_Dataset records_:
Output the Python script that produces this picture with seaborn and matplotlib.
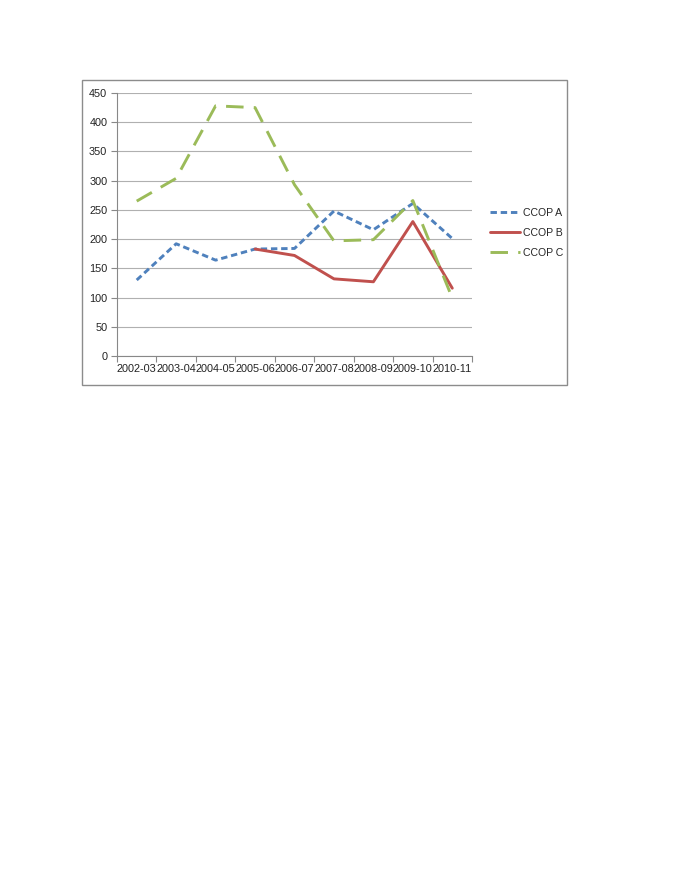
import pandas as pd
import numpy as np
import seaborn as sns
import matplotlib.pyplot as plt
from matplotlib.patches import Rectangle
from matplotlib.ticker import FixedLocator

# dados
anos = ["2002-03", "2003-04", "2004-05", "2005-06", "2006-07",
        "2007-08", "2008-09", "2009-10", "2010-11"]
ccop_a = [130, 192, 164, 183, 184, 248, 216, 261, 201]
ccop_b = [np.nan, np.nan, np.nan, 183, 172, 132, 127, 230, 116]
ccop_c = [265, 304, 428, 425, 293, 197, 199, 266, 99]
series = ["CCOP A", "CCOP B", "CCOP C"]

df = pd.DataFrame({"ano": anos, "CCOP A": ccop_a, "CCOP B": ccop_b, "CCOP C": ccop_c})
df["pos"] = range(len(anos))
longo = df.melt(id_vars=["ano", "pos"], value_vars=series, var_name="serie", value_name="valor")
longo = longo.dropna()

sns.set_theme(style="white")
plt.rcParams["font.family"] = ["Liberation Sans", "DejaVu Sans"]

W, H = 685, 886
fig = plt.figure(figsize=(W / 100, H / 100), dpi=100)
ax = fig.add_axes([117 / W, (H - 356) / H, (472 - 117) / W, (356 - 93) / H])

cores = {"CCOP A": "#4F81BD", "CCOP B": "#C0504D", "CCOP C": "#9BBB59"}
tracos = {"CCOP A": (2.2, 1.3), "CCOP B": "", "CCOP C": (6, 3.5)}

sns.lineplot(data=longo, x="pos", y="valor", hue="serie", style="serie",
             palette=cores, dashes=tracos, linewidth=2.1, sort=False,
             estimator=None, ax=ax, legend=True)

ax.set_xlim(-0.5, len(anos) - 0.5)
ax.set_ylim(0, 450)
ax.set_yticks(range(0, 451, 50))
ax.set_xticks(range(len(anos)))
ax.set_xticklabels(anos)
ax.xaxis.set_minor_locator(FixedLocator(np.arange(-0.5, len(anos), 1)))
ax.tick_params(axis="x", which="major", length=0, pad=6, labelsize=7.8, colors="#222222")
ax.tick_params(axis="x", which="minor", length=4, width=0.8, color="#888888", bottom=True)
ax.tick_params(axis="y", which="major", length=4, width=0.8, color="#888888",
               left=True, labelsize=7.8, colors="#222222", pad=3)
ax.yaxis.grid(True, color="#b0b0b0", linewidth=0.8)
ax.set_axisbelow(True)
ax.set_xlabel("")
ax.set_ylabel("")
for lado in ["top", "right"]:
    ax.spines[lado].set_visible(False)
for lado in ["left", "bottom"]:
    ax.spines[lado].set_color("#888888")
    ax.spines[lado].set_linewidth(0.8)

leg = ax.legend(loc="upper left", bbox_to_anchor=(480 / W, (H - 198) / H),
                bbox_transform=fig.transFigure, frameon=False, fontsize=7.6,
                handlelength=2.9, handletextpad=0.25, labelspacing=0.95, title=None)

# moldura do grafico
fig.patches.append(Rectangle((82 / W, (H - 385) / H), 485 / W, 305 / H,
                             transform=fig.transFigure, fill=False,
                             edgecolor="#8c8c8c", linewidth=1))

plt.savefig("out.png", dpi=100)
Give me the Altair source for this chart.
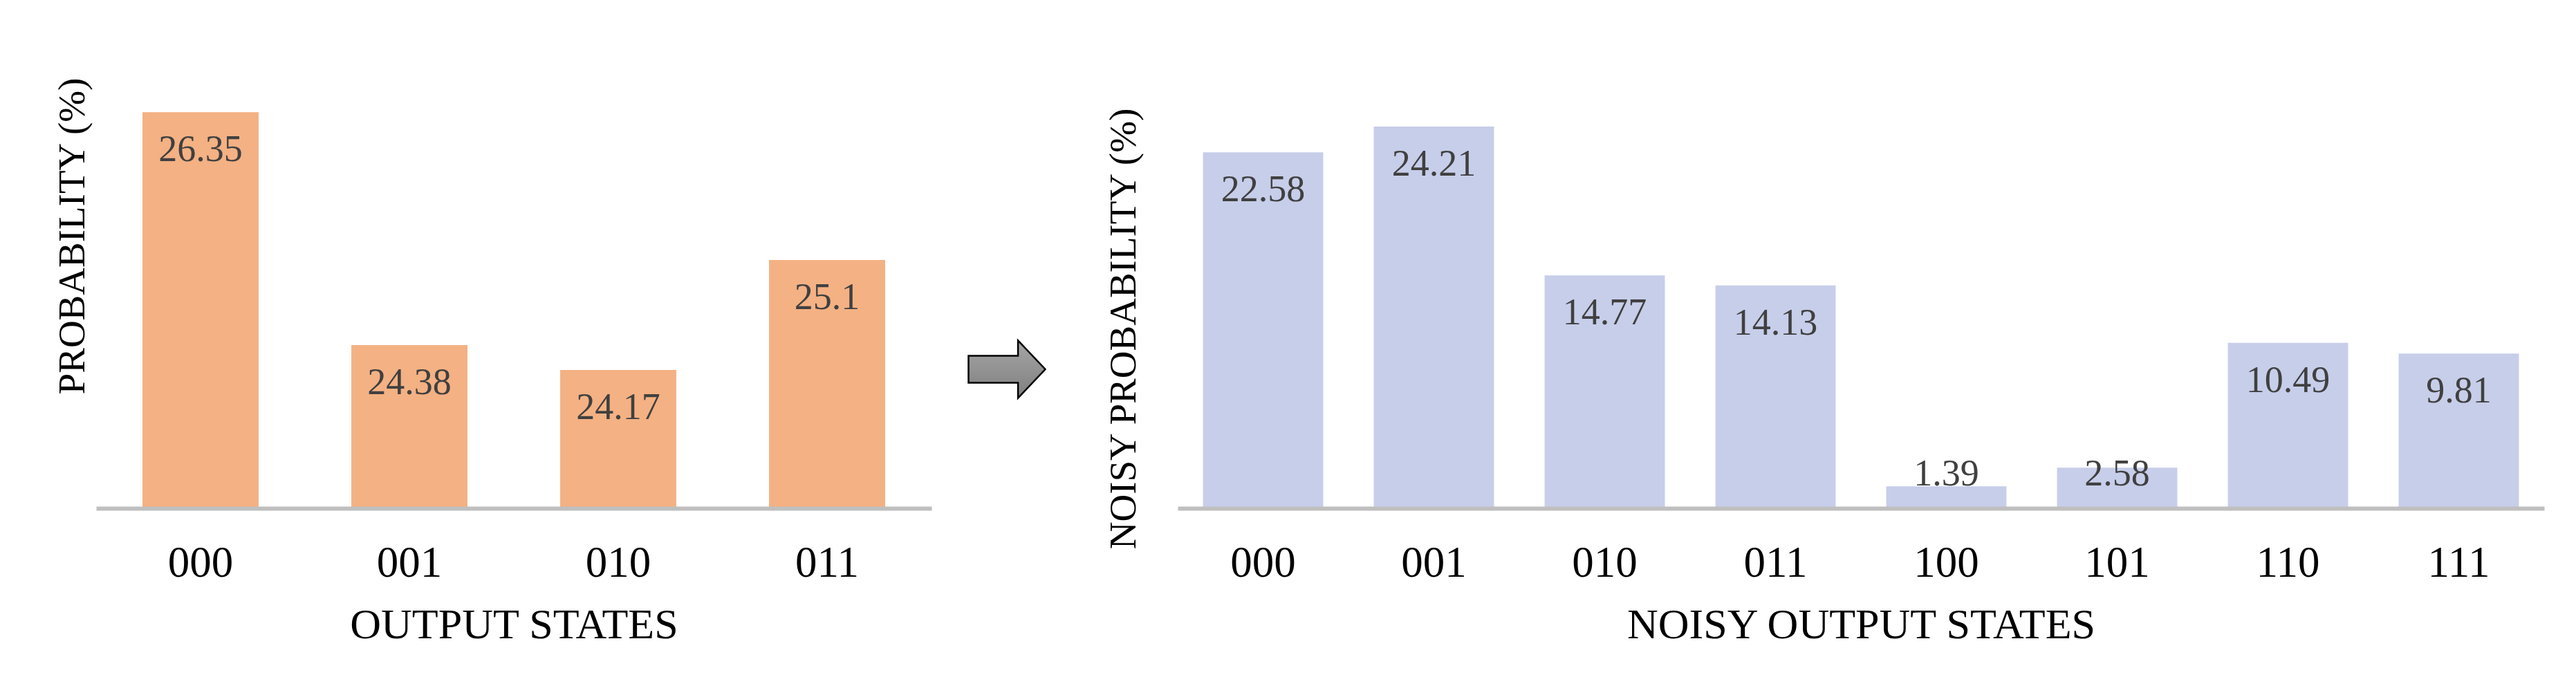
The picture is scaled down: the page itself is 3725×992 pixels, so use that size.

_SHORT PROBLEM_: Using the records above, copy exactly and only the lines from the line with "Give me the Altair source for this chart." through the end, both included; leave every picture out.

_RIGHT ANSWER_:
Give me the Altair source for this chart.
The picture is scaled down: the page itself is 3725×992 pixels, so use that size.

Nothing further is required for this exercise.